MISSA PRO ELIGENDO ROMANO PONTIFICE
OMELIA DEL CARDINALE JOSEPH RATZINGER
DECANO DEL COLLEGIO CARDINALIZIO
DECANO DEL COLLEGIO CARDINALIZIO
Patriarcale Basilica di San Pietro
Lunedì 18 aprile 2005
Lunedì 18 aprile 2005
In quest’ora di grande responsabilità, ascoltiamo con particolare
attenzione quanto il Signore ci dice con le sue stesse parole. Dalle tre
letture vorrei scegliere solo qualche passo, che ci riguarda direttamente in un
momento come questo.
La prima lettura offre un ritratto profetico della figura del Messia – un
ritratto che riceve tutto il suo significato dal momento in cui Gesù legge
questo testo nella sinagoga di Nazareth, quando dice: “Oggi si è adempiuta
questa scrittura” (Lc 4, 21). Al centro del testo profetico troviamo una
parola che – almeno a prima vista – appare contraddittoria. Il Messia, parlando
di sé, dice di essere mandato “a promulgare l’anno di misericordia del Signore,
un giorno di vendetta per il nostro Dio.” (Is 61, 2). Ascoltiamo, con
gioia, l’annuncio dell’anno di misericordia: la misericordia divina pone un
limite al male - ci ha detto il Santo Padre. Gesù Cristo è la
misericordia divina in persona: incontrare Cristo significa incontrare la misericordia
di Dio. Il mandato di Cristo è divenuto mandato nostro attraverso l’unzione
sacerdotale; siamo chiamati a promulgare – non solo a parole ma con la vita, e
con i segni efficaci dei sacramenti, “l’anno di misericordia del Signore”. Ma
cosa vuol dire Isaia quando annuncia il “giorno della vendetta per il nostro
Dio”? Gesù, a Nazareth, nella sua lettura del testo profetico, non ha
pronunciato queste parole – ha concluso annunciando l’anno della misericordia.

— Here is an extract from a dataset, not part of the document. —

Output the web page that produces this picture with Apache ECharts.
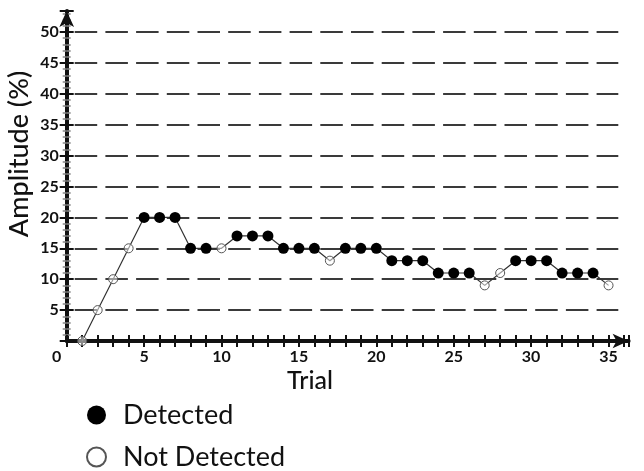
<!DOCTYPE html>
<html>
<head>
<meta charset="utf-8">
<script src="https://cdn.jsdelivr.net/npm/echarts@6/dist/echarts.min.js"></script>
<style>
    html, body { margin: 0; padding: 0; background: #fff; }
    #chart { width: 644px; height: 471px; }
</style>
</head>
<body>
<div id="chart"></div>
<script>
const trials = [1, 2, 3, 4, 5, 6, 7, 8, 9, 10, 11, 12, 13, 14, 15, 16, 17, 18, 19, 20,
    21, 22, 23, 24, 25, 26, 27, 28, 29, 30, 31, 32, 33, 34, 35];
const amplitudes = [0, 5, 10, 15, 20, 20, 20, 15, 15, 15, 17, 17, 17, 15, 15, 15, 13, 15, 15, 15,
    13, 13, 13, 11, 11, 11, 9, 11, 13, 13, 13, 11, 11, 11, 9];
const detected = [0, 0, 0, 0, 1, 1, 1, 1, 1, 0, 1, 1, 1, 1, 1, 1, 0, 1, 1, 1,
    1, 1, 1, 1, 1, 1, 0, 0, 1, 1, 1, 1, 1, 1, 0];
const yTicks = [5, 10, 15, 20, 25, 30, 35, 40, 45, 50];
const xTicks = [0, 5, 10, 15, 20, 25, 30, 35];

const FONT = 'Lato, "Open Sans", sans-serif';
const INK = '#111';

function pointsWhere(flag) {
    return trials
        .map((t, i) => [t, amplitudes[i], detected[i]])
        .filter((p) => p[2] === flag)
        .map((p) => [p[0], p[1]]);
}

const chart = echarts.init(document.getElementById('chart'));

chart.setOption({
    backgroundColor: '#fff',
    animation: false,
    grid: [
        // data area, gridlines end before the arrow
        { left: 66.7, right: 25.7, top: 32, bottom: 130 },
        // axes with arrows
        { left: 66.7, right: 15.4, top: 11, bottom: 130 }
    ],
    xAxis: [
        {
            gridIndex: 0, type: 'value', min: 0, max: 35.63, show: false
        },
        {
            gridIndex: 1, type: 'value', min: 0, max: 36.3, interval: 1,
            position: 'bottom',
            axisLine: {
                show: true,
                lineStyle: { color: INK, width: 4 },
                symbol: ['none', 'arrow'],
                symbolSize: [11, 16]
            },
            axisTick: { show: true, length: 6, lineStyle: { color: INK, width: 2 } },
            axisLabel: {
                margin: 8,
                color: INK,
                fontFamily: FONT,
                fontWeight: 'bold',
                fontSize: 16,
                formatter: (v) => {
                    if (v === 0) return '{z|0}';
                    return xTicks.includes(v) ? String(v) : '';
                },
                rich: { z: { padding: [0, 20, 0, 0], color: INK, fontFamily: FONT, fontWeight: 'bold', fontSize: 16 } }
            },
            splitLine: { show: false }
        },
        {
            gridIndex: 1, type: 'value', min: 0, max: 36.3, interval: 1,
            position: 'bottom',
            axisLine: { show: false },
            axisTick: { show: true, inside: true, length: 6, lineStyle: { color: INK, width: 2 } },
            axisLabel: { show: false },
            splitLine: { show: false }
        }
    ],
    yAxis: [
        {
            gridIndex: 0, type: 'value', min: 0, max: 50, interval: 5,
            axisLine: { show: false },
            axisTick: { show: false },
            axisLabel: { show: false },
            splitLine: {
                show: true,
                showMinLine: false,
                lineStyle: { color: '#3a3a3a', width: 2, type: [22.5, 8.2], dashOffset: 22.7 }
            }
        },
        {
            gridIndex: 1, type: 'value', min: 0, max: 53.4, interval: 5,
            position: 'left',
            axisLine: {
                show: true,
                lineStyle: { color: INK, width: 4 },
                symbol: ['none', 'arrow'],
                symbolSize: [11, 16]
            },
            axisTick: { show: true, length: 7, lineStyle: { color: INK, width: 2 } },
            minorTick: { show: true, splitNumber: 5, length: 4, lineStyle: { color: '#888', width: 1.5 } },
            axisLabel: {
                margin: 8,
                color: INK,
                fontFamily: FONT,
                fontWeight: 'bold',
                fontSize: 16,
                formatter: (v) => (yTicks.includes(v) ? String(v) : '')
            },
            splitLine: { show: false }
        },
        {
            gridIndex: 1, type: 'value', min: 0, max: 53.4, interval: 5,
            position: 'left',
            axisLine: { show: false },
            axisTick: { show: true, inside: true, length: 7, lineStyle: { color: INK, width: 2 } },
            minorTick: { show: true, splitNumber: 5, length: 4, lineStyle: { color: '#888', width: 1.5 } },
            axisLabel: { show: false },
            splitLine: { show: false }
        }
    ],
    legend: {
        orient: 'vertical',
        left: 86,
        top: 401.5,
        height: 75,
        padding: 0,
        itemWidth: 19,
        itemHeight: 19,
        itemGap: 15,
        data: ['Detected', 'Not Detected'],
        textStyle: {
            color: INK,
            fontFamily: FONT,
            fontSize: 27,
            lineHeight: 27,
            padding: [0, 0, 0, 12]
        }
    },
    graphic: [
        {
            type: 'text',
            x: 19,
            y: 154,
            rotation: Math.PI / 2,
            style: {
                text: 'Amplitude (%)',
                fill: INK,
                font: '500 27px ' + FONT,
                align: 'center',
                verticalAlign: 'middle'
            }
        },
        {
            type: 'text',
            x: 310,
            y: 381,
            style: {
                text: 'Trial',
                fill: INK,
                font: '500 25px ' + FONT,
                align: 'center',
                verticalAlign: 'middle'
            }
        }
    ],
    series: [
        {
            name: 'trace',
            type: 'line',
            xAxisIndex: 0,
            yAxisIndex: 0,
            data: trials.map((t, i) => [t, amplitudes[i]]),
            symbol: 'none',
            lineStyle: { color: '#333', width: 1.2 },
            z: 2
        },
        {
            name: 'Detected',
            type: 'scatter',
            xAxisIndex: 0,
            yAxisIndex: 0,
            data: pointsWhere(1),
            symbol: 'circle',
            symbolSize: 11,
            itemStyle: { color: '#000', opacity: 1 },
            z: 3
        },
        {
            name: 'Not Detected',
            type: 'scatter',
            xAxisIndex: 0,
            yAxisIndex: 0,
            data: pointsWhere(0),
            symbol: 'circle',
            symbolSize: 9,
            itemStyle: { color: 'rgba(255,255,255,0.5)', borderColor: '#555', borderWidth: 1, opacity: 1 },
            z: 3
        }
    ]
});
</script>
</body>
</html>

É stato forse questo il motivo dello scandalo realizzatosi dopo la sua predica?
Non lo sappiamo. In ogni caso il Signore ha offerto il suo commento autentico a
queste parole con la morte di croce. “Egli portò i nostri peccati nel suo corpo
sul legno della croce…”, dice San Pietro (1 Pt 2, 24). E San Paolo
scrive ai Galati: “Cristo ci ha riscattati dalla maledizione della legge,
diventando lui stesso maledizione per noi, come sta scritto: Maledetto chi
pende dal legno, perché in Cristo Gesù la benedizione di Abramo passasse alle
genti e noi ricevessimo la promessa dello Spirito mediante la fede” (Gal
3, 13s).
La misericordia di Cristo non è una grazia a buon mercato, non suppone la
banalizzazione del male. Cristo porta nel suo corpo e sulla sua anima tutto il
peso del male, tutta la sua forza distruttiva. Egli brucia e trasforma il male
nella sofferenza, nel fuoco del suo amore sofferente. Il giorno della vendetta
e l’anno della misericordia coincidono nel mistero pasquale, nel Cristo morto e
risorto. Questa è la vendetta di Dio: egli stesso, nella persona del Figlio,
soffre per noi. Quanto più siamo toccati dalla misericordia del Signore, tanto
più entriamo in solidarietà con la sua sofferenza – diveniamo disponibili a
completare nella nostra carne “quello che manca ai patimenti di Cristo” (Col
1, 24).
Passiamo alla seconda lettura, alla lettera agli Efesini. Qui si tratta in
sostanza di tre cose: in primo luogo, dei ministeri e dei carismi nella Chiesa,
come doni del Signore risorto ed asceso al cielo; quindi, della maturazione
della fede e della conoscenza del Figlio di Dio, come condizione e contenuto
dell’unità nel corpo di Cristo; ed, infine, della comune partecipazione alla
crescita del corpo di Cristo, cioè della trasformazione del mondo nella
comunione col Signore.
Soffermiamoci solo su due punti. Il primo è il cammino verso “la maturità
di Cristo”; così dice, un po’ semplificando, il testo italiano. Più
precisamente dovremmo, secondo il testo greco, parlare della “misura della
pienezza di Cristo”, cui siamo chiamati ad arrivare per essere realmente adulti
nella fede. Non dovremmo rimanere fanciulli nella fede, in stato di minorità. E
in che cosa consiste l’essere fanciulli nella fede? Risponde San Paolo:
significa essere “sballottati dalle onde e portati qua e là da qualsiasi vento
di dottrina…” (Ef 4, 14). Una descrizione molto attuale!